Imagine your favorite beverage — water, coffee, energy drinks, beer, wine or even spirits.

John Lennon has been a top leader in companies for every one of those drink categories.

Those jobs have taken Lennon all over the country and the globe and recently have brought him to Utah, where he will serve as the new chief executive officer of Uinta Brewing Co.

Lennon, who has been on Uinta’s board of directors since 2015, replaces Steve Mills, who left in February to take a position with Maine Brewing Company. Lennon has been acting as interim CEO and will begin his permanent post May 1.

Uinta is smaller than many of the previous companies where Lennon has served as CEO — including C. Mondavi & Family, Pabst Brewing Co., Seattle’s Pyramid Breweries and Beck’s North America.

Still, the “60-ish” industry veteran said he is “thrilled” at the opportunity. “Smaller companies bring much more of a management challenge,” he said. “You have to figure out how to operate with limited resources.”

That’s where Lennon, an expert in marketing and sales, said he believes he can do the most for the 25-year-old Utah beer producer.

“I have a deep understanding of beer marketing and distribution,” he said during a recent telephone interview. “That’s what I bring to the party.”

(Rick Egan | The Salt Lake Tribune) Uinta Brewing Company at 1722 S. Fremont Drive, Salt Lake City.

Top 50 • Lennon’s appointment comes shortly after the list of the Top 50 Craft Brewing Companies for 2017 was released by the national Brewers Association. Uinta is 37th on the list, having produced 93,000 barrels of beer. The Utah brewery moved up two spots from 2016 and 10 spots from its first showing in 2012.

Part of the growth can be attributed to an infusion of money that came In 2014, when founder Will Hammill sold a portion of the company to The Riverside Company, an investment firm. Today, Uinta has 91 employees and is distributed in 45 states. The Utah market makes up 38 percent of its sales.

Coming in ninth on the Top 50 list is CANarchy, the national collective that owns Salt Lake City’s Squatters and Wasatch breweries. The company’s beer portfolio, partially funded by Fireman Capital Partners, also includes Oskar Blues Brewery, Perrin Brewing Company and Cigar City Brewing.

While the number of craft brewers in Utah is increasing, beer drinking in general has stalled across the U.S., Lennon said.

“Beer consumption is not increasing and even the growth of craft beer has slowed to single digits,” he said. “It’s a much more competitive environment.”
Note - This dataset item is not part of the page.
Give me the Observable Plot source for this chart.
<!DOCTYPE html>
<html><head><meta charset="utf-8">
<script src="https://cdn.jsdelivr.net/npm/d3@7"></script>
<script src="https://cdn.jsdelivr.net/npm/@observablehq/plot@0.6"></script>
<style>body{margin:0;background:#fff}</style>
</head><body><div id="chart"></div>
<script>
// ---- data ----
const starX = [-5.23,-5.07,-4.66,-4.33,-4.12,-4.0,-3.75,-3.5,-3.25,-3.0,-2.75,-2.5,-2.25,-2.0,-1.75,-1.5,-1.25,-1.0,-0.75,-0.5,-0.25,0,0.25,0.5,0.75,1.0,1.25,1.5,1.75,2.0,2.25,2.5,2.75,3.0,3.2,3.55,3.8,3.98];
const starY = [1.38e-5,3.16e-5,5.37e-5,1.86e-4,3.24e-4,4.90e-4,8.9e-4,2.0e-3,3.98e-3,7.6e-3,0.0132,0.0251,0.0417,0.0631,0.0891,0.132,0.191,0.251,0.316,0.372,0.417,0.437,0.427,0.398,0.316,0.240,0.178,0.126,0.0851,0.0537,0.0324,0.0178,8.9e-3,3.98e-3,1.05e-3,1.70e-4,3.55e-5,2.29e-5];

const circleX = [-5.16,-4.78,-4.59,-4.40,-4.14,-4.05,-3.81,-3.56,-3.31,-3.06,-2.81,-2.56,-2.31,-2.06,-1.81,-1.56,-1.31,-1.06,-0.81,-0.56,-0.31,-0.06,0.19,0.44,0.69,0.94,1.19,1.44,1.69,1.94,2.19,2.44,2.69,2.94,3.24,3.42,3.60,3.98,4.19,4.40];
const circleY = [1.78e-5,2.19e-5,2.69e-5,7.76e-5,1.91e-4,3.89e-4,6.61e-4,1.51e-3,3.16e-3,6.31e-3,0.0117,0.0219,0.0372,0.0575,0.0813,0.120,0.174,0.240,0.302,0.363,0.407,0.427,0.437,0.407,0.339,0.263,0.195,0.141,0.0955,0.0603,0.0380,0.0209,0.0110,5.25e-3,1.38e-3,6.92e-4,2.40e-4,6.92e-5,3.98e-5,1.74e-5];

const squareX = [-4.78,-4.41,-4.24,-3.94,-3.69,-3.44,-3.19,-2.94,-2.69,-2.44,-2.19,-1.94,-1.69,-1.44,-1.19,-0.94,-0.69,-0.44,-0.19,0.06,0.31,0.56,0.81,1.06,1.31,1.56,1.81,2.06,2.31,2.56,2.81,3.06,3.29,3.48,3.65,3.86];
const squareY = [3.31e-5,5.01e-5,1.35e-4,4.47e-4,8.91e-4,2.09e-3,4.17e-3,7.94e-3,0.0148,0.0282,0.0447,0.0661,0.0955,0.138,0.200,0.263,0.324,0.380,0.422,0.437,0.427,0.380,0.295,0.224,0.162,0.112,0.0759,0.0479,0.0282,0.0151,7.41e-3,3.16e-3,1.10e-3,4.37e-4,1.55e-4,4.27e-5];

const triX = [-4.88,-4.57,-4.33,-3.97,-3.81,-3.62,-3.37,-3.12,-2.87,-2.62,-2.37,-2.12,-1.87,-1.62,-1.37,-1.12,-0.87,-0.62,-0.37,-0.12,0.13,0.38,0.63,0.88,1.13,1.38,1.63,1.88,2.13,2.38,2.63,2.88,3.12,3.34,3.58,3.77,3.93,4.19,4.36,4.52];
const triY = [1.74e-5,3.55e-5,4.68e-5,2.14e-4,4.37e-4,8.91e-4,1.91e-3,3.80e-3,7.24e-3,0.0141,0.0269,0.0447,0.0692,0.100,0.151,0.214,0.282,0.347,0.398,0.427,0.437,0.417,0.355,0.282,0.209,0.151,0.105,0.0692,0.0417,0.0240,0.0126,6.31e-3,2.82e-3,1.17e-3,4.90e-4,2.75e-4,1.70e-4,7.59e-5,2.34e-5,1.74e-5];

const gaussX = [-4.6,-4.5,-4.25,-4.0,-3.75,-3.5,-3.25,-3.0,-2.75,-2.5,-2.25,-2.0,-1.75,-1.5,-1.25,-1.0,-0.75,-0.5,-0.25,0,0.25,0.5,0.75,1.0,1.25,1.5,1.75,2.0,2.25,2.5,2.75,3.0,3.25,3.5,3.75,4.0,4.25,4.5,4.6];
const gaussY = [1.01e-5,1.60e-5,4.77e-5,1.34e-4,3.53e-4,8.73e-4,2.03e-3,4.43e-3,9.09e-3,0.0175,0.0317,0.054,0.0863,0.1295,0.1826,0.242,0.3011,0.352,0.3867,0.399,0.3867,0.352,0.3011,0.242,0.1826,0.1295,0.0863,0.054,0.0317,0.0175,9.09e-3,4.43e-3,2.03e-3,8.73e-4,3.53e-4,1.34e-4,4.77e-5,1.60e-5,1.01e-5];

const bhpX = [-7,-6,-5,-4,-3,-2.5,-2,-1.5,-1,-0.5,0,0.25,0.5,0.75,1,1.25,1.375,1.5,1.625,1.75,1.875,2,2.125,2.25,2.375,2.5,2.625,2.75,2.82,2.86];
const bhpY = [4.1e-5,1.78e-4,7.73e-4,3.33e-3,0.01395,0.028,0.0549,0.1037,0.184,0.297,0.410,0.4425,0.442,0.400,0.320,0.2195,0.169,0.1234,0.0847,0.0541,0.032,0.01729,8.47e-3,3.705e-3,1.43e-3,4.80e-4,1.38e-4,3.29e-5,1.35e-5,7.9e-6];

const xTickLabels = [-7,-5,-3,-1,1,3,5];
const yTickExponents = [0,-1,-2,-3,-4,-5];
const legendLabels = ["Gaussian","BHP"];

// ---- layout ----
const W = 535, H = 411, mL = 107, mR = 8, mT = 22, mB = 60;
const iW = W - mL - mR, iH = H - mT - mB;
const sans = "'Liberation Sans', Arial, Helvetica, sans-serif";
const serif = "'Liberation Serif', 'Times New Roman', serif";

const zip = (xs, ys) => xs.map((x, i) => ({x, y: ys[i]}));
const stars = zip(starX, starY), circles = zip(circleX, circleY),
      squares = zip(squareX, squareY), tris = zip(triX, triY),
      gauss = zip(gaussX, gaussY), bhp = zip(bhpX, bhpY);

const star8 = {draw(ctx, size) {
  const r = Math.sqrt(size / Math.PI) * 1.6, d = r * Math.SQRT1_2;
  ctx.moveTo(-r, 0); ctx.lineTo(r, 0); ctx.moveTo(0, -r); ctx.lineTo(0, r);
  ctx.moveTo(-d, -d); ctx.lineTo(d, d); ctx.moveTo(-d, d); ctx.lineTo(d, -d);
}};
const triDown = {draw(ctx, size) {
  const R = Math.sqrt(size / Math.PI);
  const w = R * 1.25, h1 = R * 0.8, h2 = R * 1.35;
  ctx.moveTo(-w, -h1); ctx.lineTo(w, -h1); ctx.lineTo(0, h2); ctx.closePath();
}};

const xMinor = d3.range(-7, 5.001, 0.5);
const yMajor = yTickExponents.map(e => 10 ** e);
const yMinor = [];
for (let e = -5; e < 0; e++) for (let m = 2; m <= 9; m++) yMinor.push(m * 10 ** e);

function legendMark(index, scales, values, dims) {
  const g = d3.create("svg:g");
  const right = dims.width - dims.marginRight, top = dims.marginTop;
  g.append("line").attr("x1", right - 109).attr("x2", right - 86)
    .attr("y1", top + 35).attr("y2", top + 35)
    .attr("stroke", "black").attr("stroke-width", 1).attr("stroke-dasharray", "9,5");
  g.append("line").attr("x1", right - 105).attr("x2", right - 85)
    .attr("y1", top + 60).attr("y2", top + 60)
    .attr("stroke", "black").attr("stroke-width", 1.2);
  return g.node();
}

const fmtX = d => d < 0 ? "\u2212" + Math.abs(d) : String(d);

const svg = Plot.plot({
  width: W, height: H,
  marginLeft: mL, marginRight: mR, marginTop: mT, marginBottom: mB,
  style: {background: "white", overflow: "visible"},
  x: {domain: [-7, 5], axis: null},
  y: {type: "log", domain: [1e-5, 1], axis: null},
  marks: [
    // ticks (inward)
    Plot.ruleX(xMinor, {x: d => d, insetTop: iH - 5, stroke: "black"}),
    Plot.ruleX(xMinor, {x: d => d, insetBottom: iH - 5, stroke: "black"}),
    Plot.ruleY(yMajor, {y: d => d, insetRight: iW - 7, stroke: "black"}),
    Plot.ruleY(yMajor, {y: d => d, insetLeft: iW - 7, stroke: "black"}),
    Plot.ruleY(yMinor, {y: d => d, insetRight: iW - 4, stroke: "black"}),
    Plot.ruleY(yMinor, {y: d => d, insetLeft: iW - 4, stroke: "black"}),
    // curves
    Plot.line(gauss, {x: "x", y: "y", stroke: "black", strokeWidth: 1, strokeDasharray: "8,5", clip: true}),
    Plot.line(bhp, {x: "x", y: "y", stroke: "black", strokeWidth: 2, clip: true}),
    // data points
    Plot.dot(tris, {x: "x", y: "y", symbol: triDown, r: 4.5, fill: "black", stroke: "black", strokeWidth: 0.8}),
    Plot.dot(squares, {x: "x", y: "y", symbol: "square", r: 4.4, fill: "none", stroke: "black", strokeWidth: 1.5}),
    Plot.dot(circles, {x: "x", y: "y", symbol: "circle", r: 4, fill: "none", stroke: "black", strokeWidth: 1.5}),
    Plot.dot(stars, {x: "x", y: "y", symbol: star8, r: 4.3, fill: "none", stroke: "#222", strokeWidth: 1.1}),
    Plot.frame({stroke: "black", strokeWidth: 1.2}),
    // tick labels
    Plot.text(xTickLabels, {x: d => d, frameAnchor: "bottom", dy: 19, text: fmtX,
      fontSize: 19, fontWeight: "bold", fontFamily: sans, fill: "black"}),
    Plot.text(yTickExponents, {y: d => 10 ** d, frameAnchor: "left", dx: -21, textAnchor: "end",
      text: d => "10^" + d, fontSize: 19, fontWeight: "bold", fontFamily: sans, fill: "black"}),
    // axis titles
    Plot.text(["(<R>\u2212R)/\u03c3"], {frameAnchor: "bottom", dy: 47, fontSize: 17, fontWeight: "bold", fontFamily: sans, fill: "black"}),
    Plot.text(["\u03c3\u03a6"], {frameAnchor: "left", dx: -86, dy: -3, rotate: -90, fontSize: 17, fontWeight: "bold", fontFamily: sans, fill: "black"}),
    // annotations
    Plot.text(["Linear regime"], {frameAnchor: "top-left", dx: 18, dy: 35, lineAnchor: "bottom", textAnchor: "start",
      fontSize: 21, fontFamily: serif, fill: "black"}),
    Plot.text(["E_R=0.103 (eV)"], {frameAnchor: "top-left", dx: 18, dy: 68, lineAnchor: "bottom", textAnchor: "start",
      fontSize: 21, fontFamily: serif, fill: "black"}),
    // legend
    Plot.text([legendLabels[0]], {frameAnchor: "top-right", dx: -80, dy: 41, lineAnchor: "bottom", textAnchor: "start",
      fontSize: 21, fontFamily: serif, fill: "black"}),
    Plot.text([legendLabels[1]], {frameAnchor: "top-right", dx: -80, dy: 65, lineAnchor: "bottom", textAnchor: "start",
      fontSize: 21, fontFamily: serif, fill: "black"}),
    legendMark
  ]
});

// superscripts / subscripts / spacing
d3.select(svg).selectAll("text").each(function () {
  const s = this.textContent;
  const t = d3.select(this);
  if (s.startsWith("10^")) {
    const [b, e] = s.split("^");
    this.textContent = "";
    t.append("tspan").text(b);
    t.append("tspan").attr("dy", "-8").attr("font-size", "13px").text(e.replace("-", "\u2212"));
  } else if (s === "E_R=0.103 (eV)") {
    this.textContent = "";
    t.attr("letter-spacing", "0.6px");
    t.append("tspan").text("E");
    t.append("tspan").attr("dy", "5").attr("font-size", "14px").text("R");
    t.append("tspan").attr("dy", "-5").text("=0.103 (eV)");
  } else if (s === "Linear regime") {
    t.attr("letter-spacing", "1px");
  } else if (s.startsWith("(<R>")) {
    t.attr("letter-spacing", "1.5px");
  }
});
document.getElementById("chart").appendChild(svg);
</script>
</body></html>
In the future, Lennon said Uinta “will be a little bit more focused on its core products,” including Cutthroat Pale Ale, 801 Pilsner and Hop Notch IPA. However, it did just launch a Mango Lime Pilsner, a seasonal twist on its Lime Pilsner.

(Scott Sommerdorf | The Salt Lake Tribune) Empty cans of Uinta Brewing's Lime Pilsner are waiting to be filled in this archive photo from 2017.

On 3.2 beer • One can’t talk about beer in Utah without mentioning the state law that requires grocery and convenience stores to sell only beer that is 3.2 percent alcohol by weight — or 4 percent alcohol by volume.

Anything with a higher alcohol content must be sold at state liquor stores.

“Given those contraints, we’ve brewed some incredible beer for the Utah market,” said Lennon. A pale ale fan, Lennon believes Uinta’s Cuthroat is “an incredible-tasting pale ale at 4 percent ABV.”

“But I might be biased,” he added

Large national brewing companies have said beer selection likely will decrease later this year, when Utah and Minnesota become the only two states to require 3.2 beer in grocery and convenience stores.

Coming most recently from Florida, Lennon said it’s a topic he needs to investigate.

That name • Lennon belts out a hearty laugh when asked about his name, which he shares with a member of The Beatles.

While his family liked the British band, Lennon said his parents were not super fans who wanted their offspring to have the name.

“I was born before [the Beatles] came to America,” he said.

However, in a twist of fate, Lennon’s father was a broadcast engineer for “The Ed Sullivan Show” on Feb. 9, 1964, “when they performed on the Sunday night show.”

As an adult, Lennon had a chance meeting with Sir Paul McCartney in a men’s clothing store. “I was trying on trousers and he was trying on Tom Ford suits,” he said.

Lennon introduced himself, “but he didn’t believe me.” It was the sales clerk who finally convinced the singer.

“What I do love about having this name,” Lennon said, “people don’t forget it.”

He hopes to do something as memorable with Uinta beer.